Voluntary California Quality Light-Emitting Diode (LED) Lamp Specification (“California Specification”)
California Energy Commission (CEC) worked with technical experts, utilities, and the lighting industry to determine the appropriate level of performance necessary to achieve a light-emitting diode (LED) lighting product that would meet or exceed customer expectations for general purpose lighting in residences. Such an LED product would be functionally indistinguishable from equivalent incandescent lamps. The California Specification represents the Energy Commission staff’s recommendation for minimum requirements an LED light should meet to be considered “California quality.”
In California there are now an estimated 530,000,000 general service “Edison Screw” lamp sockets in homes and places of work. The majority of these sockets contain incandescent lamps that have not changed significantly from Edison’s original filament lamp. To meet California’s energy policy goals, there is a need for consumers to have readily available high-efficacy screw-base lamps for these millions of existing Edison screw-base sockets. For LED lamps to achieve significant market share, consumers must be confident that LED lamps can give them the light quality they need or want.
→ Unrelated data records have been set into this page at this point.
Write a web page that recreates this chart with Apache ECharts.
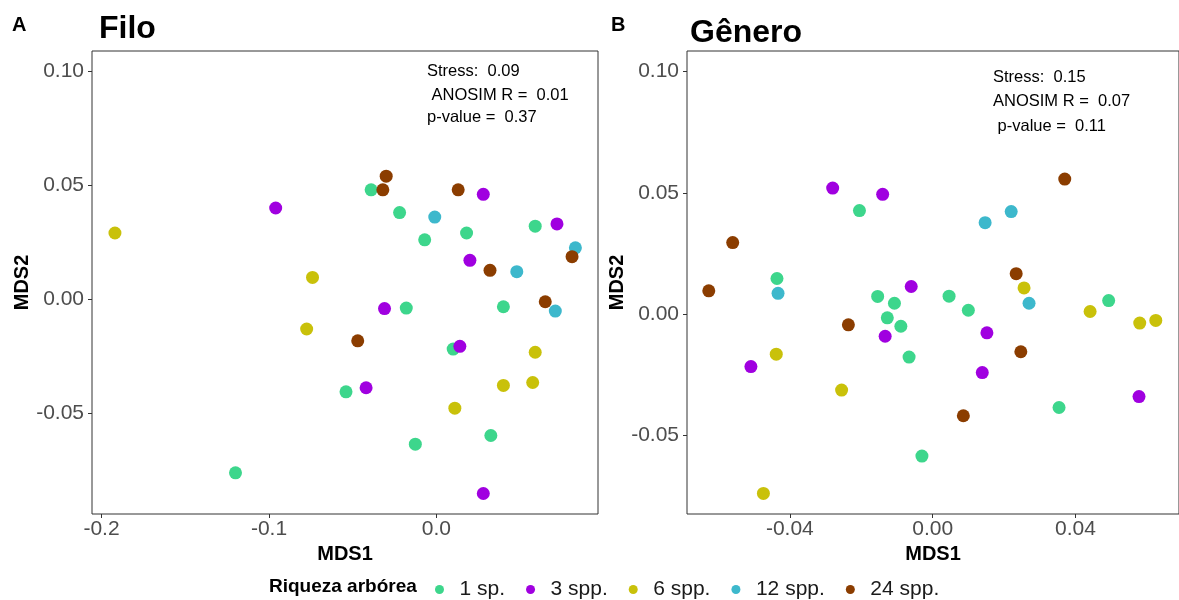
<!DOCTYPE html>
<html>
<head>
<meta charset="utf-8">
<script src="https://cdn.jsdelivr.net/npm/echarts@6/dist/echarts.min.js"></script>
<style>html,body{margin:0;padding:0;background:#fff;}#c{width:1179px;height:600px;}</style>
</head>
<body>
<div id="c"></div>
<script>
// ---- Data ----
const groups = ['1 sp.', '3 spp.', '6 spp.', '12 spp.', '24 spp.'];
const colors = ['#3DD68C', '#A000E0', '#C9C10A', '#3DB8CC', '#8B3D00'];

// Panel A: Filo  [MDS1, MDS2]
const filo_1sp = [[-0.039,0.048],[-0.022,0.038],[-0.007,0.026],[0.018,0.029],[0.059,0.032],[-0.018,-0.004],[0.040,-0.0034],[0.010,-0.022],[-0.054,-0.0408],[0.0325,-0.060],[-0.0126,-0.0638],[-0.120,-0.0764]];
const filo_3spp = [[-0.096,0.040],[0.028,0.046],[0.020,0.017],[0.072,0.033],[-0.031,-0.0042],[0.014,-0.0208],[-0.042,-0.039],[0.028,-0.0855]];
const filo_6spp = [[-0.192,0.029],[-0.074,0.0095],[-0.0775,-0.0132],[0.059,-0.0234],[0.040,-0.038],[0.0575,-0.0367],[0.011,-0.048]];
const filo_12spp = [[-0.001,0.036],[0.048,0.012],[0.083,0.0225],[0.071,-0.0053]];
const filo_24spp = [[-0.032,0.048],[-0.030,0.054],[0.013,0.048],[0.032,0.0126],[0.081,0.0186],[0.065,-0.0012],[-0.047,-0.0184]];

// Panel B: Gênero
const gen_1sp = [[-0.0205,0.0427],[-0.0436,0.0147],[-0.0154,0.0073],[-0.0107,0.0045],[0.0046,0.0074],[0.010,0.0016],[0.0493,0.0056],[-0.0127,-0.0015],[-0.0089,-0.005],[-0.0066,-0.0177],[0.0354,-0.0385],[-0.003,-0.0585]];
const gen_3spp = [[-0.028,0.052],[-0.014,0.0494],[-0.006,0.0114],[-0.0133,-0.0091],[0.0152,-0.0077],[-0.0509,-0.0216],[0.0139,-0.0241],[0.0578,-0.034]];
const gen_6spp = [[0.0256,0.0108],[0.0441,0.0011],[0.058,-0.0037],[0.0625,-0.0026],[-0.0438,-0.0165],[-0.0255,-0.0313],[-0.0474,-0.0739]];
const gen_12spp = [[0.0147,0.0377],[0.022,0.0423],[-0.0433,0.0086],[0.027,0.0045]];
const gen_24spp = [[0.037,0.0557],[-0.056,0.0295],[0.0234,0.0167],[-0.0627,0.0096],[-0.0236,-0.0044],[0.0247,-0.0155],[0.0086,-0.0419]];

// Tick labels
const filoXTicks = [-0.2, -0.1, 0.0];
const filoYTicks = [-0.05, 0.00, 0.05, 0.10];
const genXTicks = [-0.04, 0.00, 0.04];
const genYTicks = [-0.05, 0.00, 0.05, 0.10];

// Stats text
const filoStats = ['Stress:  0.09', ' ANOSIM R =  0.01', 'p-value =  0.37'];
const genStats = ['Stress:  0.15', 'ANOSIM R =  0.07', ' p-value =  0.11'];

// ---- Chart ----
const FONT = '"Liberation Sans", Arial, Helvetica, sans-serif';
const filoData = [filo_1sp, filo_3spp, filo_6spp, filo_12spp, filo_24spp];
const genData = [gen_1sp, gen_3spp, gen_6spp, gen_12spp, gen_24spp];

function xAxisCfg(gridIndex, min, max, ticks, dec) {
  return {
    type: 'value', gridIndex, min, max,
    name: 'MDS1', nameLocation: 'middle', nameGap: 24,
    nameTextStyle: { fontFamily: FONT, fontSize: 20, fontWeight: 'bold', color: '#000' },
    axisLine: { show: false, onZero: false },
    splitLine: { show: false },
    axisTick: { show: true, length: 4, customValues: ticks, lineStyle: { color: '#333', width: 1 } },
    axisLabel: { show: true, customValues: ticks, margin: 5, fontFamily: FONT, fontSize: 21, color: '#4d4d4d',
      formatter: v => v.toFixed(dec) }
  };
}
function yAxisCfg(gridIndex, min, max, ticks) {
  return {
    type: 'value', gridIndex, min, max,
    name: 'MDS2', nameLocation: 'middle', nameGap: 60, nameRotate: 90,
    nameTextStyle: { fontFamily: FONT, fontSize: 20, fontWeight: 'bold', color: '#000' },
    axisLine: { show: false, onZero: false },
    splitLine: { show: false },
    axisTick: { show: true, length: 4, customValues: ticks, lineStyle: { color: '#333', width: 1 } },
    axisLabel: { show: true, customValues: ticks, margin: 8, fontFamily: FONT, fontSize: 21, color: '#4d4d4d',
      formatter: v => v.toFixed(2) }
  };
}

const series = [];
groups.forEach((g, i) => {
  series.push({ name: g, type: 'scatter', xAxisIndex: 0, yAxisIndex: 0, data: filoData[i],
    symbolSize: 13, itemStyle: { color: colors[i], opacity: 1 } });
  series.push({ name: g, type: 'scatter', xAxisIndex: 1, yAxisIndex: 1, data: genData[i],
    symbolSize: 13, itemStyle: { color: colors[i], opacity: 1 } });
});

function txt(x, y, text, size, weight, align) {
  return { type: 'text', x, y, style: { text, fontFamily: FONT, fontSize: size, fontWeight: weight || 'normal',
    fill: '#000', align: align || 'left', verticalAlign: 'middle' } };
}

const graphics = [
  txt(12, 25, 'A', 20, 'bold'),
  txt(611, 25, 'B', 20, 'bold'),
  txt(99, 29, 'Filo', 32, 'bold'),
  txt(690, 33, 'Gênero', 32, 'bold'),
  txt(427, 71, filoStats[0], 16.5),
  txt(427, 95, filoStats[1], 16.5),
  txt(427, 117, filoStats[2], 16.5),
  txt(993, 77, genStats[0], 16.5),
  txt(993, 101, genStats[1], 16.5),
  txt(993, 126, genStats[2], 16.5),
  txt(269, 587, 'Riqueza arbórea', 19, 'bold')
];

const chart = echarts.init(document.getElementById('c'), null, { renderer: 'canvas' });
chart.setOption({
  animation: false,
  backgroundColor: '#fff',
  grid: [
    { left: 92, top: 51, width: 506, height: 463, show: true, borderColor: '#333', borderWidth: 1, backgroundColor: 'transparent' },
    { left: 687, top: 51, width: 506, height: 463, show: true, borderColor: '#333', borderWidth: 1, backgroundColor: 'transparent' }
  ],
  xAxis: [
    xAxisCfg(0, -0.2057, 0.0965, filoXTicks, 1),
    xAxisCfg(1, -0.0688, 0.0690, genXTicks, 2)
  ],
  yAxis: [
    yAxisCfg(0, -0.0945, 0.109, filoYTicks),
    yAxisCfg(1, -0.0824, 0.1085, genYTicks)
  ],
  legend: {
    data: groups, left: 430, top: 574, orient: 'horizontal',
    icon: 'circle', itemWidth: 30, itemHeight: 9, itemGap: 21,
    textStyle: { fontFamily: FONT, fontSize: 21, color: '#1a1a1a' }
  },
  graphic: graphics,
  series
});
</script>
</body>
</html>
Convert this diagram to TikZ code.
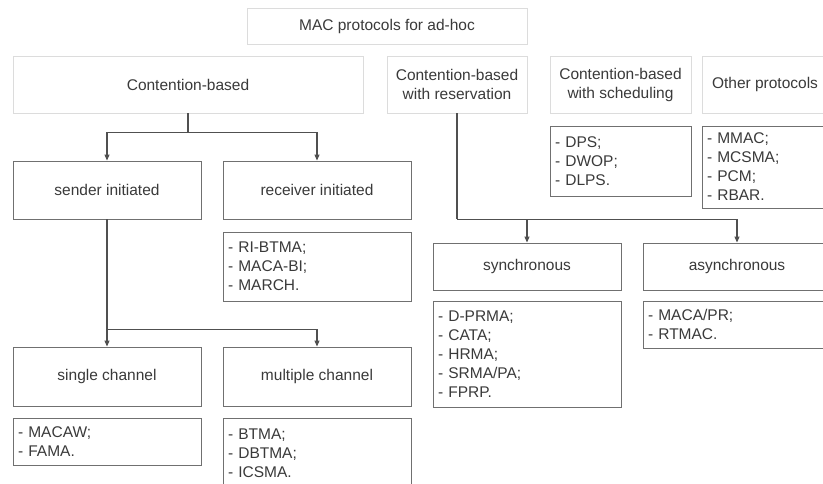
\documentclass[tikz,border=0pt]{standalone}
\usepackage{fontspec}
\setmainfont{Liberation Sans}
\usetikzlibrary{arrows.meta}
\definecolor{light}{HTML}{DCDCDC}
\definecolor{dark}{HTML}{707070}
\definecolor{txt}{HTML}{3A3A3A}
\definecolor{conn}{HTML}{505050}
\newcommand{\diagfont}{\fontsize{15.5}{19}\selectfont}
\begin{document}
\begin{tikzpicture}[x=1pt,y=-1pt,
  base/.style={rectangle, inner sep=0pt, font=\diagfont, text=txt, align=center, line width=0.9pt},
  topbox/.style={base, draw=light},
  lowbox/.style={base, draw=dark},
  listbox/.style={lowbox, align=left, inner xsep=5pt},
  conn/.style={draw=conn, line width=1.1pt},
  arr/.style={conn, -{Triangle[length=6pt,width=5pt]}}]
\useasboundingbox (0,0) rectangle (823,484);
\clip (0,0) rectangle (823,484);
\fill[white] (0,0) rectangle (823,484);
% top level
\node[topbox, minimum width=280pt, minimum height=36pt] (root) at (387,26) {MAC protocols for ad-hoc};
\node[topbox, minimum width=350pt, minimum height=57pt] (cb) at (188,84.5) {Contention-based};
\node[topbox, minimum width=140pt, minimum height=57pt] (cbr) at (457,84.5) {Contention-based\\with reservation};
\node[topbox, minimum width=141pt, minimum height=57pt] (cbs) at (620.5,84.5) {Contention-based\\with scheduling};
\node[topbox, minimum width=126pt, minimum height=57pt] (other) at (765,84.5) {Other protocols};
% contention-based subtree
\node[lowbox, minimum width=188pt, minimum height=58pt] (si) at (107,190) {sender initiated};
\node[lowbox, minimum width=188pt, minimum height=58pt] (ri) at (317,190) {receiver initiated};
\node[listbox, text width=178pt, minimum height=69pt] (rilist) at (317,266.5) {- RI-BTMA;\\- MACA-BI;\\- MARCH.};
\node[lowbox, minimum width=188pt, minimum height=59pt] (sc) at (107,376.5) {single channel};
\node[lowbox, minimum width=188pt, minimum height=59pt] (mc) at (317,376.5) {multiple channel};
\node[listbox, text width=178pt, minimum height=47pt] (sclist) at (107,441.5) {- MACAW;\\- FAMA.};
\node[listbox, text width=178pt, minimum height=70pt] (mclist) at (317,453) {- BTMA;\\- DBTMA;\\- ICSMA.};
% reservation subtree
\node[lowbox, minimum width=188pt, minimum height=47pt] (sync) at (527,266.5) {synchronous};
\node[lowbox, minimum width=188pt, minimum height=47pt] (async) at (737,266.5) {asynchronous};
\node[listbox, text width=178pt, minimum height=106pt] (synclist) at (527,354) {- D-PRMA;\\- CATA;\\- HRMA;\\- SRMA/PA;\\- FPRP.};
\node[listbox, text width=178pt, minimum height=47pt] (asynclist) at (737,324.5) {- MACA/PR;\\- RTMAC.};
% scheduling and other lists
\node[listbox, text width=131pt, minimum height=70pt] (dps) at (620.5,161) {- DPS;\\- DWOP;\\- DLPS.};
\node[listbox, text width=116pt, minimum height=82pt] (mmac) at (765,167) {- MMAC;\\- MCSMA;\\- PCM;\\- RBAR.};
% connectors
\draw[conn] (cb.south) -- ++(0,19) coordinate (j1);
\draw[arr] (j1) -| (si.north);
\draw[arr] (j1) -| (ri.north);
\draw[conn] (si.south) -- ++(0,110) coordinate (j2);
\draw[arr] (j2) -| (sc.north);
\draw[arr] (j2) -| (mc.north);
\draw[conn] (cbr.south) -- ++(0,106) coordinate (j3);
\draw[arr] (j3) -| (sync.north);
\draw[arr] (j3) -| (async.north);
\end{tikzpicture}
\end{document}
This voluntary specification would help accelerate demand by establishing LED performance criteria that reflect consumer expectations.
The primary intent of the California Specification is to encourage the market penetration of high-quality LED lamps that meet customer expectations regarding performance and light quality. The California Specification focuses on six quality attributes for LED lamps:
- Color rendering (Color quality)
- Color temperature
- Color consistency
- Rated life/warranty
- Light distribution
California Public Utilities Commission (CPUC), Decision 12-11-015 (Nov. 8, 2012)
http://docs.cpuc.ca.gov/PublishedDocs/Published/G000/M033/K171/33171249.PDF on page 140.
The CPUC issued decision 12-11-015 on November 8, 2012, which is relevant to the California Specification. The CPUC decision requires the utilities to rebate only LED lamps that are compliant with the California Specification effective January 1, 2014, but it establishes a “transition period” of up to one year during which non-compliant lamps may still be rebated.
EISA (Energy Independence and Security Act of 2007)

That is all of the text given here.